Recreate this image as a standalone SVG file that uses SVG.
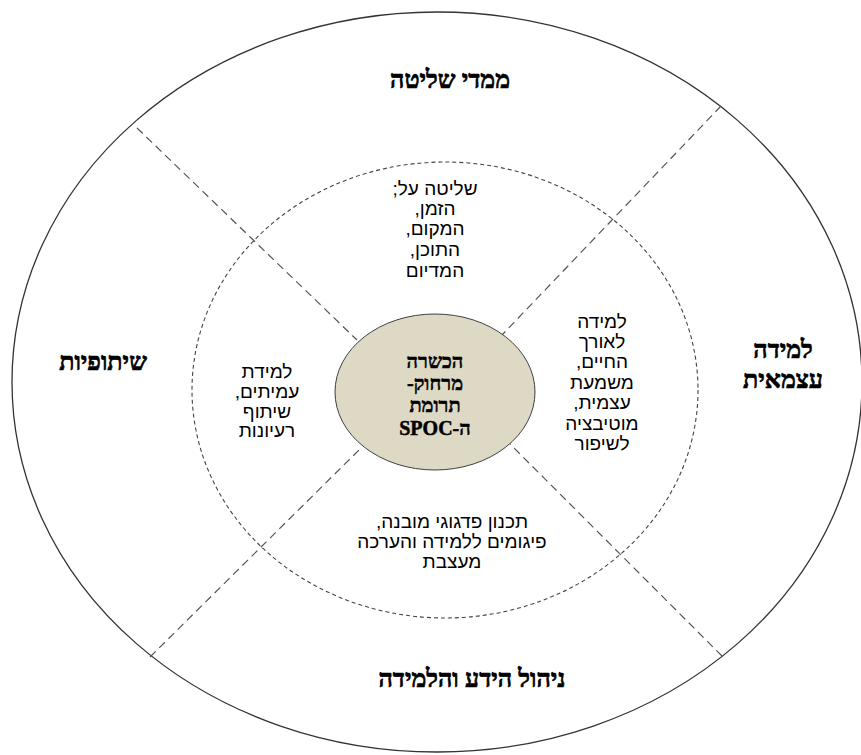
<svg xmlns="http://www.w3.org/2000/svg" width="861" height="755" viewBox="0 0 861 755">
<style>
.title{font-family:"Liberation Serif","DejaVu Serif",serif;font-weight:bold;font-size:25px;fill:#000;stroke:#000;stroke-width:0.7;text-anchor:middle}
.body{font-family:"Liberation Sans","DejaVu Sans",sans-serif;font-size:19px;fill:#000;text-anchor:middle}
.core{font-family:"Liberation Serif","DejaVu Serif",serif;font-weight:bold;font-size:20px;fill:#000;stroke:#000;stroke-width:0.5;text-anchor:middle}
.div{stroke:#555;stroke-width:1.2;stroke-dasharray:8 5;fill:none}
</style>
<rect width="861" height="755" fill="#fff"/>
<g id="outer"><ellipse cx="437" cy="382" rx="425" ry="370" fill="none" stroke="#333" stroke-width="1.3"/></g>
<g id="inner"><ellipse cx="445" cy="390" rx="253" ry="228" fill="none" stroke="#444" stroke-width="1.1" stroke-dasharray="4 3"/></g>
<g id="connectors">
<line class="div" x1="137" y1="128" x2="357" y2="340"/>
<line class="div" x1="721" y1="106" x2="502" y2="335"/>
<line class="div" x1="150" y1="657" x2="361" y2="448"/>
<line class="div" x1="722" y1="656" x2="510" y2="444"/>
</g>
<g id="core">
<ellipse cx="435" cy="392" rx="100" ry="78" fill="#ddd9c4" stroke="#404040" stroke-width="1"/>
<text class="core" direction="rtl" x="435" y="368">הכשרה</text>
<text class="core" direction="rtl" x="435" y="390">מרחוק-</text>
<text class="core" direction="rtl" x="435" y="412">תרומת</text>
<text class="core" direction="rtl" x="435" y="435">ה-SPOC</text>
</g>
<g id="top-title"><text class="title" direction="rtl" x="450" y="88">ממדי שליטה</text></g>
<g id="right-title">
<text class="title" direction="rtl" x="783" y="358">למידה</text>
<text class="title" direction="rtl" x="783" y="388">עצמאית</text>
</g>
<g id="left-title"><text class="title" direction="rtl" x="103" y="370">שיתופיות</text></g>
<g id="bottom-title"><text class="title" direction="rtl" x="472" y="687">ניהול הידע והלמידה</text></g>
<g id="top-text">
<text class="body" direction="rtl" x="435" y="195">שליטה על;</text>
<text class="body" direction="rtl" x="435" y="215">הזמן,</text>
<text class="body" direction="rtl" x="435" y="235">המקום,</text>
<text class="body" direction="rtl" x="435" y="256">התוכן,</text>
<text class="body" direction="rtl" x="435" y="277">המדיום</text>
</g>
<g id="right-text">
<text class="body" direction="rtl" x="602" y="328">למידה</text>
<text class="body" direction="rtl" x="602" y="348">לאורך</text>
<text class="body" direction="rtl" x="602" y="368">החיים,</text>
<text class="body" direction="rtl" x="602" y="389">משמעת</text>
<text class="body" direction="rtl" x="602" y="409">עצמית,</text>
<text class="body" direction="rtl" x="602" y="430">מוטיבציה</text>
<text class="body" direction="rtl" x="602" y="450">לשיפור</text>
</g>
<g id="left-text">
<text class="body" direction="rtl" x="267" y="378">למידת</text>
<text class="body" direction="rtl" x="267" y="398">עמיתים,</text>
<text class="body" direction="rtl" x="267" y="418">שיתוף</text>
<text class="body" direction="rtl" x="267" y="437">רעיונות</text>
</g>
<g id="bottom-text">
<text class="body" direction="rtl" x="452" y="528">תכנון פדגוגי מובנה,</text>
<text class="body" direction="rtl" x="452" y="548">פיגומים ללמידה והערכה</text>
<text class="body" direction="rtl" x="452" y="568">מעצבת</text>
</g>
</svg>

▶ **Your task**: Omit the pictures, then output the rest of the listing exactly.

▶ **Result**:
Recreate this image as a standalone SVG file that uses SVG.
<svg xmlns="http://www.w3.org/2000/svg" width="861" height="755" viewBox="0 0 861 755">
<style>
.title{font-family:"Liberation Serif","DejaVu Serif",serif;font-weight:bold;font-size:25px;fill:#000;stroke:#000;stroke-width:0.7;text-anchor:middle}
.body{font-family:"Liberation Sans","DejaVu Sans",sans-serif;font-size:19px;fill:#000;text-anchor:middle}
.core{font-family:"Liberation Serif","DejaVu Serif",serif;font-weight:bold;font-size:20px;fill:#000;stroke:#000;stroke-width:0.5;text-anchor:middle}
.div{stroke:#555;stroke-width:1.2;stroke-dasharray:8 5;fill:none}
</style>
<rect width="861" height="755" fill="#fff"/>
<g id="outer"><ellipse cx="437" cy="382" rx="425" ry="370" fill="none" stroke="#333" stroke-width="1.3"/></g>
<g id="inner"><ellipse cx="445" cy="390" rx="253" ry="228" fill="none" stroke="#444" stroke-width="1.1" stroke-dasharray="4 3"/></g>
<g id="connectors">
<line class="div" x1="137" y1="128" x2="357" y2="340"/>
<line class="div" x1="721" y1="106" x2="502" y2="335"/>
<line class="div" x1="150" y1="657" x2="361" y2="448"/>
<line class="div" x1="722" y1="656" x2="510" y2="444"/>
</g>
<g id="core">
<ellipse cx="435" cy="392" rx="100" ry="78" fill="#ddd9c4" stroke="#404040" stroke-width="1"/>
<text class="core" direction="rtl" x="435" y="368">הכשרה</text>
<text class="core" direction="rtl" x="435" y="390">מרחוק-</text>
<text class="core" direction="rtl" x="435" y="412">תרומת</text>
<text class="core" direction="rtl" x="435" y="435">ה-SPOC</text>
</g>
<g id="top-title"><text class="title" direction="rtl" x="450" y="88">ממדי שליטה</text></g>
<g id="right-title">
<text class="title" direction="rtl" x="783" y="358">למידה</text>
<text class="title" direction="rtl" x="783" y="388">עצמאית</text>
</g>
<g id="left-title"><text class="title" direction="rtl" x="103" y="370">שיתופיות</text></g>
<g id="bottom-title"><text class="title" direction="rtl" x="472" y="687">ניהול הידע והלמידה</text></g>
<g id="top-text">
<text class="body" direction="rtl" x="435" y="195">שליטה על;</text>
<text class="body" direction="rtl" x="435" y="215">הזמן,</text>
<text class="body" direction="rtl" x="435" y="235">המקום,</text>
<text class="body" direction="rtl" x="435" y="256">התוכן,</text>
<text class="body" direction="rtl" x="435" y="277">המדיום</text>
</g>
<g id="right-text">
<text class="body" direction="rtl" x="602" y="328">למידה</text>
<text class="body" direction="rtl" x="602" y="348">לאורך</text>
<text class="body" direction="rtl" x="602" y="368">החיים,</text>
<text class="body" direction="rtl" x="602" y="389">משמעת</text>
<text class="body" direction="rtl" x="602" y="409">עצמית,</text>
<text class="body" direction="rtl" x="602" y="430">מוטיבציה</text>
<text class="body" direction="rtl" x="602" y="450">לשיפור</text>
</g>
<g id="left-text">
<text class="body" direction="rtl" x="267" y="378">למידת</text>
<text class="body" direction="rtl" x="267" y="398">עמיתים,</text>
<text class="body" direction="rtl" x="267" y="418">שיתוף</text>
<text class="body" direction="rtl" x="267" y="437">רעיונות</text>
</g>
<g id="bottom-text">
<text class="body" direction="rtl" x="452" y="528">תכנון פדגוגי מובנה,</text>
<text class="body" direction="rtl" x="452" y="548">פיגומים ללמידה והערכה</text>
<text class="body" direction="rtl" x="452" y="568">מעצבת</text>
</g>
</svg>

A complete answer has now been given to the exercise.